Cette deuxième décision donnait six mois à l’Etat pour se conformer avec la première décision du 12 juillet 2017, faute de quoi il serait condamné à payer une astreinte de 10 millions d’euros par semestre de retard. Être condamné à payer une astreinte, cela signifie qu’il faut payer une certaine somme d’argent dans le cas où on ne respecterait pas ce que le juge nous ordonne de faire.

C’est désormais chose faite. Le Conseil d’Etat a estimé le 4 août 2021 que l’Etat français n’a toujours pas exécuté de manière complète la décision du 12 juillet 2017 le condamnant à prendre des mesures pour lutter contre la pollution de l’air. Il juge que « si l’ensemble des mesures mises en avant par la ministre devraient avoir pour effet de poursuivre l’amélioration de la situation constatée à ce jour, les incertitudes entourant l’adoption ou les conditions de mise en œuvre de certaines d’entre elles ainsi que l’absence d’évaluation fiable de leurs effets dans les zones concernées ne permettent pas (…) de considérer qu’elles seront de nature à mettre un terme aux dépassements encore constatés ou de consolider la situation de non-dépassement dans les ZAG  Lyon, Paris, Aix-Marseille, Grenoble et Toulouse Midi-Pyrénées, s’agissant des taux de concentration en dioxyde d’azote, et dans la ZAG Paris, s’agissant des taux de concentration en  particules fines PM10, dans un délai qui puisse être regardé comme le plus court possible ». En conséquence, l’État doit payer 10 millions d’euros à des établissements publics et associations, dont Les Amis de la Terre. Le montant de l’astreinte est répartie entre les établissements publics et les associations pour éviter qu’une somme si importante n’enrichisse de manière inconvenable une seule association, et parce que l’ensemble des acteurs bénéficiant de l’astreinte conduisent des actions en matière de lutte contre la pollution atmosphérique et d’amélioration de la qualité de l’air.

 

***

 

[1] Conseil d’Etat, 4 août 2021, n°428409.

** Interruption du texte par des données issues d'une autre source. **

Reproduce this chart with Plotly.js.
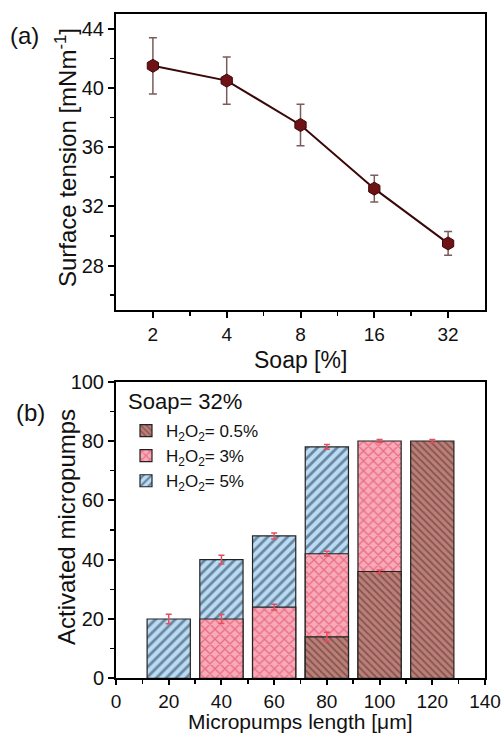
<!DOCTYPE html>
<html>
<head>
<meta charset="utf-8">
<script src="https://cdn.plot.ly/plotly-3.0.1.min.js"></script>
<style>html,body{margin:0;padding:0;background:#fff;}#chart{width:502px;height:735px;}</style>
</head>
<body>
<div id="chart"></div>
<script>
// (a) surface tension vs soap
const soap = [2, 4, 8, 16, 32];
const tension = [41.5, 40.5, 37.5, 33.2, 29.5];
const tensionErr = [1.9, 1.6, 1.4, 0.9, 0.8];
const soapTicks = [2, 4, 8, 16, 32];
const soapTickText = ['2', '4', '8', '16', '32'];

// (b) activated micropumps vs length
const lengths = [20, 40, 60, 80, 100, 120];
const h2o2_5 = [20, 40, 48, 78, null, null];
const h2o2_5Err = [1.6, 1.5, 1.0, 0.8, 0, 0];
const h2o2_3 = [null, 20, 24, 42, 80, null];
const h2o2_3Err = [0, 1.5, 1.0, 0.8, 0.5, 0];
const h2o2_05 = [null, null, null, 14, 36, 80];
const h2o2_05Err = [0, 0, 0, 1.5, 0.5, 0.5];

const FONT = 'Arial, "Liberation Sans", Helvetica, sans-serif';
const errCol = '#e0505e';

const traces = [
  {
    x: soap, y: tension, type: 'scatter', mode: 'lines+markers',
    xaxis: 'x', yaxis: 'y', showlegend: false,
    line: {color: '#3a0808', width: 2},
    marker: {symbol: 'hexagon', size: 13, color: '#6e1216', line: {color: '#3a0808', width: 1}},
    error_y: {type: 'data', array: tensionErr, visible: true, color: '#7a5c5c', thickness: 1.5, width: 4}
  },
  {
    x: lengths, y: h2o2_5, type: 'bar', name: 'H<sub>2</sub>O<sub>2</sub>= 5%',
    xaxis: 'x2', yaxis: 'y2', width: 16.4,
    marker: {color: '#b9dcf2', line: {color: '#222', width: 1.2},
      pattern: {shape: '/', bgcolor: '#b9dcf2', fgcolor: '#1d2f52', size: 7, solidity: 0.4, fillmode: 'overlay'}},
    error_y: {type: 'data', array: h2o2_5Err, visible: true, color: errCol, thickness: 1.5, width: 3}
  },
  {
    x: lengths, y: h2o2_3, type: 'bar', name: 'H<sub>2</sub>O<sub>2</sub>= 3%',
    xaxis: 'x2', yaxis: 'y2', width: 16.4,
    marker: {color: '#f9aab8', line: {color: '#222', width: 1.2},
      pattern: {shape: 'x', bgcolor: '#f9aab8', fgcolor: '#d8304e', size: 7, solidity: 0.35, fillmode: 'overlay'}},
    error_y: {type: 'data', array: h2o2_3Err, visible: true, color: errCol, thickness: 1.5, width: 3}
  },
  {
    x: lengths, y: h2o2_05, type: 'bar', name: 'H<sub>2</sub>O<sub>2</sub>= 0.5%',
    xaxis: 'x2', yaxis: 'y2', width: 16.4,
    marker: {color: '#b98078', line: {color: '#222', width: 1.2},
      pattern: {shape: '\\', bgcolor: '#b98078', fgcolor: '#5a2626', size: 5, solidity: 0.35, fillmode: 'overlay'}},
    error_y: {type: 'data', array: h2o2_05Err, visible: true, color: errCol, thickness: 1.5, width: 3}
  }
];

const axCommon = {
  showline: true, mirror: true, linecolor: '#000', linewidth: 2,
  ticks: 'outside', ticklen: 6, tickwidth: 2, tickcolor: '#000',
  showgrid: false, zeroline: false,
  tickfont: {family: FONT, size: 20, color: '#111'}
};

const layout = {
  width: 502, height: 735,
  margin: {l: 0, r: 0, t: 0, b: 0},
  paper_bgcolor: '#fff', plot_bgcolor: '#fff',
  font: {family: FONT, color: '#111'},
  barmode: 'overlay',
  xaxis: Object.assign({}, axCommon, {
    domain: [116/502, 485/502], anchor: 'y', type: 'log',
    range: [Math.log10(1.4142), Math.log10(45.25)],
    tickmode: 'array', tickvals: soapTicks, ticktext: soapTickText,
    tickfont: {family: FONT, size: 19, color: '#111'},
    minor: {tickmode: 'array', tickvals: [2.828, 5.657, 11.31, 22.63], ticks: 'outside', ticklen: 4, tickwidth: 1.5, tickcolor: '#000'}
  }),
  yaxis: Object.assign({}, axCommon, {
    domain: [(735-310)/735, (735-14)/735], anchor: 'x',
    range: [25, 45], tickmode: 'linear', tick0: 28, dtick: 4,
    minor: {dtick: 2, ticks: 'outside', ticklen: 4, tickwidth: 1.5, tickcolor: '#000'}
  }),
  xaxis2: Object.assign({}, axCommon, {
    domain: [116/502, 485/502], anchor: 'y2',
    range: [0, 140], tickmode: 'linear', tick0: 0, dtick: 20, ticklen: 5,
    tickfont: {family: FONT, size: 19, color: '#111'},
    minor: {dtick: 10, ticks: 'outside', ticklen: 4, tickwidth: 1.5, tickcolor: '#000'}
  }),
  yaxis2: Object.assign({}, axCommon, {
    domain: [(735-678.3)/735, (735-381.7)/735], anchor: 'x2',
    range: [0, 100], tickmode: 'linear', tick0: 0, dtick: 20,
    minor: {dtick: 10, ticks: 'outside', ticklen: 4, tickwidth: 1.5, tickcolor: '#000'}
  }),
  showlegend: true,
  legend: {
    x: 126/502, y: (735-413)/735, xanchor: 'left', yanchor: 'top',
    traceorder: 'reversed', bgcolor: 'rgba(0,0,0,0)',
    font: {family: FONT, size: 17, color: '#111'},
    itemwidth: 30, tracegroupgap: 0
  },
  annotations: [
    {text: 'Surface tension [mNm<sup>-1</sup>]', textangle: -90, xref: 'paper', yref: 'paper',
     x: 66/502, y: (735-158)/735, xanchor: 'center', yanchor: 'middle', showarrow: false,
     font: {family: FONT, size: 24, color: '#111'}},
    {text: 'Soap [%]', xref: 'paper', yref: 'paper', x: 300/502, y: (735-345)/735,
     xanchor: 'center', yanchor: 'top', showarrow: false, font: {family: FONT, size: 23, color: '#111'}},
    {text: '(a)', xref: 'paper', yref: 'paper', x: 24/502, y: (735-35)/735,
     xanchor: 'center', yanchor: 'middle', showarrow: false, font: {family: FONT, size: 24, color: '#111'}},
    {text: 'Activated micropumps', textangle: -90, xref: 'paper', yref: 'paper',
     x: 66/502, y: (735-527)/735, xanchor: 'center', yanchor: 'middle', showarrow: false,
     font: {family: FONT, size: 24, color: '#111'}},
    {text: 'Micropumps length [\u03bcm]', xref: 'paper', yref: 'paper', x: 300/502, y: 0,
     xanchor: 'center', yanchor: 'bottom', showarrow: false, font: {family: FONT, size: 21, color: '#111'}},
    {text: '(b)', xref: 'paper', yref: 'paper', x: 30/502, y: (735-412)/735,
     xanchor: 'center', yanchor: 'middle', showarrow: false, font: {family: FONT, size: 24, color: '#111'}},
    {text: 'Soap= 32%', xref: 'paper', yref: 'paper', x: 126/502, y: (735-401)/735,
     xanchor: 'left', yanchor: 'middle', showarrow: false, font: {family: FONT, size: 22, color: '#111'}}
  ]
};

Plotly.newPlot('chart', traces, layout, {displayModeBar: false, staticPlot: true});
</script>
</body>
</html>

[2] 3,3 millions d’euros à l’ADEME (Agence de la transition écologique), 2,5 millions d’euros au CEREMA (Centre d’études et d’expertise sur les risques, l’environnement, la mobilité et l’aménagement), 2 millions d’euros à l’ANSES, 1 millions d’euros à l’INERIS (Institut national de l’environnement industriel et des risques), 350 000 euros à Air Parif et Atmo Auvergne Rhône-Alpes chacune, 200 000 euros à Atmo Occitanie et Atmo Sud chacune et 100 000 euros à l’Association Les Amis de la Terre.

[3] Conseil d’Etat, 12 juillet 2017, n°394254.

[4] Grenoble Rhône-Alpes, Lyon Rhône-Alpes, Marseille Provence-Alpes-Côte-d’Azur, Montpellier Languedoc-Roussillon, Nice Provence-Alpes-Côte-d’Azur, Paris Ile-de-France, Saint-Etienne Rhône-Alpes, Strasbourg Alsace, Toulon Provence-Alpes-Côte-d’Azur, zone urbaine régionale (ZUR) Champagne-Ardenne, Toulouse Midi-Pyrénées, ZUR Rhône-Alpes et ZUR Martinique.

[5] Conseil d’Etat, 10 juillet 2020, n°428409.

[6] Le plan de protection de l’atmosphère de la Vallée de l’Arve a été adopté le 29 avril 2019 et le plan de protection de l’atmosphère de l’Île de France l’a été le 31 janvier 2018.